La guerra che nessuno
voleva fare cominciò ufficialmente nel 1914 e si concluse – di fatto –
nel 1945. Il capitalismo arrivato alla sua fase suprema, l'imperialismo,
non aveva trovato altra soluzione alla sua crisi iniziata con la fine
della globalizzazione della Belle Epoqe ed esplosa con la Grande Crisi
degli anni Trenta. Fu un evento scatenante della storia che ne innescò
un altro, per noi di estrema importanza, la Rivoluzione d'Ottobre e la
nascita del primo stato socialista del mondo. Ma i dirigenti che resero
possibile il socialismo non commisero affatto l'errore di schierarsi con
l'una o l'altra potenza in campo, anzi dichiararono apertamente “guerra
alla guerra” denunciandone il carattere imperialista e la natura di
grande massacro dei popoli.
Fin qui la storia. Ma
questo scenario del passato è già domani.
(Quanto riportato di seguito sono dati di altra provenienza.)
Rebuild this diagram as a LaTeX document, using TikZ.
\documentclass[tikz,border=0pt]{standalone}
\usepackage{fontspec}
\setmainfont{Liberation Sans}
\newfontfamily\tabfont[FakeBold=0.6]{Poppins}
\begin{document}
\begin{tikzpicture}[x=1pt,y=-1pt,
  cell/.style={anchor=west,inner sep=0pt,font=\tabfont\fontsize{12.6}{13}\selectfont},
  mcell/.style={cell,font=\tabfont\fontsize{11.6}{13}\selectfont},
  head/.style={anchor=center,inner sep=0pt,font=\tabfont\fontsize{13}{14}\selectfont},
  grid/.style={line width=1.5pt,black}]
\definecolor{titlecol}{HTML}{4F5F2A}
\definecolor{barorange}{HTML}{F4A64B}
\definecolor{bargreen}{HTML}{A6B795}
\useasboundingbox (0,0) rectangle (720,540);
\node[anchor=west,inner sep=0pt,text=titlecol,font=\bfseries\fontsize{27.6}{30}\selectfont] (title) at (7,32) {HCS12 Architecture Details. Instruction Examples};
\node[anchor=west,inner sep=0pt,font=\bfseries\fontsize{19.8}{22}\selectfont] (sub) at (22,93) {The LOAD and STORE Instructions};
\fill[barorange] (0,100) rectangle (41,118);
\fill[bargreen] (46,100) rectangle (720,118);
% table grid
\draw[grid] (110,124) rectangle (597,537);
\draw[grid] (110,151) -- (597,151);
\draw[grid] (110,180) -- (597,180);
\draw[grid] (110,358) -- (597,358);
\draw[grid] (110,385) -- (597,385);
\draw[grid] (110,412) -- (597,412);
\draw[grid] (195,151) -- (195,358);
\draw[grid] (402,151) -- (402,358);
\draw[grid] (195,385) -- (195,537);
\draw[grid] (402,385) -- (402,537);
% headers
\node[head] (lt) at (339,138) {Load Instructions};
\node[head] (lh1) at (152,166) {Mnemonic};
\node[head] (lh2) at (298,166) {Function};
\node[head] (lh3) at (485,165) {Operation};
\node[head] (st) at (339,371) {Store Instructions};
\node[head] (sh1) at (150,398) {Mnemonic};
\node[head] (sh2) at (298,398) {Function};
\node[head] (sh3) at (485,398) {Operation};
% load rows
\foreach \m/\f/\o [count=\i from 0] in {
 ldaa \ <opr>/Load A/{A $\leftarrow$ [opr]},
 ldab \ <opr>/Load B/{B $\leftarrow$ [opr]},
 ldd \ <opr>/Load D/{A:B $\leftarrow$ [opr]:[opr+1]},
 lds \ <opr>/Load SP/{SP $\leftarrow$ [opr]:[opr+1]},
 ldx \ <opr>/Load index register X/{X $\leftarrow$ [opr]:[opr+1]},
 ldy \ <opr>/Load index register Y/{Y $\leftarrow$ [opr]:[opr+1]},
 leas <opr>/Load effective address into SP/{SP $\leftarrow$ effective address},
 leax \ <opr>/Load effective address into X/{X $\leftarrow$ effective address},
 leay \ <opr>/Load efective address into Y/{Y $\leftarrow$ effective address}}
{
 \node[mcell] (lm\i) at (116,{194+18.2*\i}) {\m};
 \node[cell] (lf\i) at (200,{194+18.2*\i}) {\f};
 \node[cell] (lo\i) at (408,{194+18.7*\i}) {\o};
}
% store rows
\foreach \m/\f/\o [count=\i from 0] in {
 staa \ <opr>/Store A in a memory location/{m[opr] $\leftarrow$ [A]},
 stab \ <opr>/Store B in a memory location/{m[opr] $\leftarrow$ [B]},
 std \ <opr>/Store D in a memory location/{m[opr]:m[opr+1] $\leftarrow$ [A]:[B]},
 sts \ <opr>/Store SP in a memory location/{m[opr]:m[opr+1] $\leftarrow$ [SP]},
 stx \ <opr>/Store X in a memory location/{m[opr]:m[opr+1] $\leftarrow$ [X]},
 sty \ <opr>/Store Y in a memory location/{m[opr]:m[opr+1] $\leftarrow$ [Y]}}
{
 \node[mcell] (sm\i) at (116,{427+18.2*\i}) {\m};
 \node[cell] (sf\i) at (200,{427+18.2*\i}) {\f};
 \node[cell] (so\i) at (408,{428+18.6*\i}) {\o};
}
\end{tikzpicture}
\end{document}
Gli apprendisti stregoni
dell'imperialismo - statunitense ed europeo soprattutto - hanno
nuovamente inclinato il piano già nei primissimi anni di questo XXI
Secolo. Lo scenario di guerre, instabilità, provocazioni, escalation che
dall'Ucraina al Medio Oriente all'Africa circonda l'Europa, è
strettamente connesso alla crisi, alla fine della seconda
globalizzazione capitalista del pianeta e alla ripresa della
competizione globale tra poli imperialisti e nuove potenze capitaliste,
declinanti o emergenti che siano. L'epoca delle facili guerre
asimmetriche contro Stati immensamente più deboli sta finendo. Prima se
ne prende coscienza, si avvia la mobilitazione per fermare la tendenza
alla guerra e si mettono in campo alternative, meglio è.